Waldorf Astoria opened reservations for two properties in autumn 2026: one inside London's Old War Office building and a second in Kuala Lumpur's golden triangle. The London property occupies 25,000 square meters across nine floors of the 1906 Renaissance Revival landmark. The Kuala Lumpur tower sits on Jalan Sultan Ismail, adjacent to the city's $2.8 billion Merdeka 118 district redevelopment.
Both hotels went live for booking within the same three-week window. London rates start at £650 per night for entry rooms; Kuala Lumpur opens at MYR 1,200 (roughly $270). The London property includes 120 rooms, a ratio deliberately kept below the 180-key original plan Hilton filed in 2019. Kuala Lumpur delivers 367 keys, positioning it as the brand's largest Southeast Asian flagship and the second-largest Waldorf Astoria globally after the 375-room Versailles property scheduled for 2027.
The timing reflects two allocation theses. First, London's prime Central Business District hotel supply remains 18 percent below 2019 levels, while average daily rates for five-star properties climbed 31 percent since 2021 according to STR data through Q2 2026. Family offices rotating out of European equities and back into hard assets treat trophy hotel real estate as a secondary positioning vehicle—owning adjacent floors or taking equity stakes in operating entities. The Old War Office conversion required £1.4 billion in capital from Hinduja Group and Qatar's sovereign wealth apparatus, suggesting the pro forma assumed ADRs near £950 to pencil. Waldorf Astoria's entry validates that underwriting.
Second, Kuala Lumpur occupancy for luxury product hit 76 percent in 2025, the highest in ASEAN outside Singapore. Malaysian sovereign and corporate capital rotating through family office structures in Labuan and Johor now books regional travel at price points formerly exclusive to Singapore or Hong Kong. The 367-key scale lets Waldorf Astoria capture group allocations—wealth management conferences, private banking summits—that smaller properties cannot absorb. Hilton's disclosed pipeline shows three additional Southeast Asian Waldorf Astoria properties in various permitting stages, all 250 keys or larger.
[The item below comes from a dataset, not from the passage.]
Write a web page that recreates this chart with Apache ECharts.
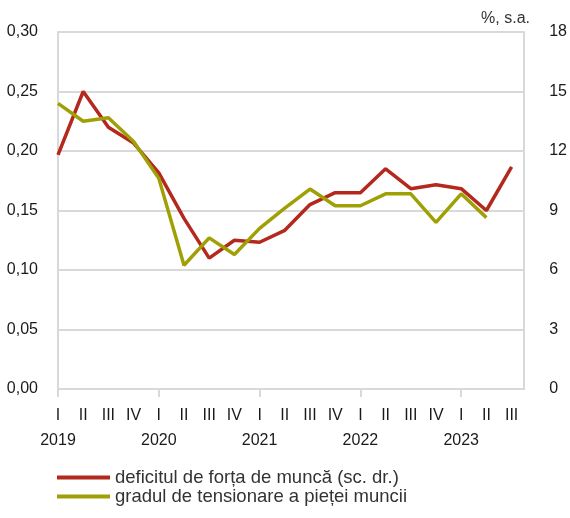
<!DOCTYPE html>
<html>
<head>
<meta charset="utf-8">
<script src="https://cdn.jsdelivr.net/npm/echarts@6/dist/echarts.min.js"></script>
<style>
  html, body { margin: 0; padding: 0; background: #fff; }
  #chart { width: 570px; height: 518px; }
</style>
</head>
<body>
<div id="chart"></div>
<script>
  // trimestre si ani (axa orizontala)
  const quarterLabels = ['I', 'II', 'III', 'IV', 'I', 'II', 'III', 'IV', 'I', 'II', 'III', 'IV', 'I', 'II', 'III', 'IV', 'I', 'II', 'III']
  const yearLabels = ['2019', '', '', '', '2020', '', '', '', '2021', '', '', '', '2022', '', '', '', '2023', '', '']
  // deficitul de forta de munca (%, scala dreapta)
  const deficitValues = [11.8, 15.0, 13.2, 12.4, 10.9, 8.6, 6.6, 7.5, 7.4, 8.0, 9.3, 9.9, 9.9, 11.1, 10.1, 10.3, 10.1, 9.0, 11.2]
  // gradul de tensionare a pietei muncii (scala stanga)
  const tensionValues = [0.240, 0.225, 0.228, 0.208, 0.177, 0.104, 0.127, 0.113, 0.135, 0.152, 0.168, 0.154, 0.154, 0.164, 0.164, 0.140, 0.164, 0.144]
  const seriesNames = ['deficitul de forța de muncă (sc. dr.)', 'gradul de tensionare a pieței muncii']

  const axisFont = '"Liberation Sans", sans-serif'
  const textFont = '"Liberation Sans", sans-serif'
  const gridColor = '#d9d9d9'

  const chart = echarts.init(document.getElementById('chart'))

  const toPairs = arr => arr.map((v, i) => [i, v])

  const option = {
    animation: false,
    backgroundColor: '#fff',
    grid: { left: 58, right: 41, top: 32, bottom: 129 },
    graphic: [
      {
        type: 'text',
        right: 40,
        top: 11,
        style: { text: '%, s.a.', font: '16px ' + textFont, fill: '#333' }
      }
    ],
    legend: {
      orient: 'vertical',
      left: 57,
      top: 468,
      padding: 0,
      itemWidth: 53,
      itemHeight: 4,
      itemGap: 0,
      icon: 'rect',
      textStyle: { fontFamily: textFont, fontSize: 18.5, color: '#333', lineHeight: 17 },
      data: seriesNames
    },
    xAxis: {
      type: 'value',
      min: 0,
      max: 18.5,
      interval: 1,
      splitLine: { show: false },
      axisLine: { show: true, lineStyle: { color: gridColor, width: 2 } },
      axisTick: {
        show: true,
        customValues: [0, 4, 8, 12, 16],
        length: 8,
        lineStyle: { color: gridColor, width: 2 }
      },
      axisLabel: {
        customValues: quarterLabels.map((q, i) => i),
        margin: 14,
        formatter: v => {
          const i = Math.round(v)
          let s = '{q|' + quarterLabels[i] + '}'
          if (yearLabels[i]) s += '\n{y|' + yearLabels[i] + '}'
          return s
        },
        rich: {
          q: { fontFamily: axisFont, fontSize: 16, color: '#1a1a1a', lineHeight: 25 },
          y: { fontFamily: axisFont, fontSize: 16, color: '#1a1a1a', lineHeight: 25 }
        }
      }
    },
    yAxis: [
      {
        type: 'value',
        min: 0,
        max: 0.3,
        interval: 0.05,
        axisLine: { show: true, lineStyle: { color: gridColor, width: 2 } },
        axisTick: { show: false },
        splitLine: { lineStyle: { color: gridColor, width: 2 } },
        axisLabel: {
          margin: 20,
          fontFamily: axisFont,
          fontSize: 16,
          color: '#1a1a1a',
          formatter: v => v.toFixed(2).replace('.', ',')
        }
      },
      {
        type: 'value',
        min: 0,
        max: 18,
        interval: 3,
        position: 'right',
        axisLine: { show: true, lineStyle: { color: gridColor, width: 2 } },
        axisTick: { show: false },
        splitLine: { show: false },
        axisLabel: {
          margin: 25,
          fontFamily: axisFont,
          fontSize: 16,
          color: '#1a1a1a'
        }
      }
    ],
    series: [
      {
        name: seriesNames[0],
        type: 'line',
        yAxisIndex: 1,
        data: toPairs(deficitValues),
        showSymbol: false,
        color: '#b3291d',
        lineStyle: { width: 3.5, color: '#b3291d' }
      },
      {
        name: seriesNames[1],
        type: 'line',
        yAxisIndex: 0,
        data: toPairs(tensionValues),
        showSymbol: false,
        color: '#9fa006',
        lineStyle: { width: 3.5, color: '#9fa006' }
      }
    ]
  }

  chart.setOption(option)
</script>
</body>
</html>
Operators should watch whether Hilton indexes room rates to the London property's £650 floor or attempts to push £750-plus during Frieze London and similar marquee weeks, when allocator travel overlaps cultural calendar demand. That pricing will signal whether Hinduja Group's return hurdle sits at high single digits or low teens. In Kuala Lumpur, the tell will be average length of stay. If it exceeds 2.8 nights—the current luxury segment average—it confirms the property is capturing extended-stay allocator and C-suite traffic, not just leisure overflow from Singapore.
Waldorf Astoria's combined investment in both properties likely exceeds $650 million in fit-out and brand positioning capital, separate from the underlying real estate basis. That scale of simultaneous commitment typically precedes a three-to-five-property announcement wave within 18 months.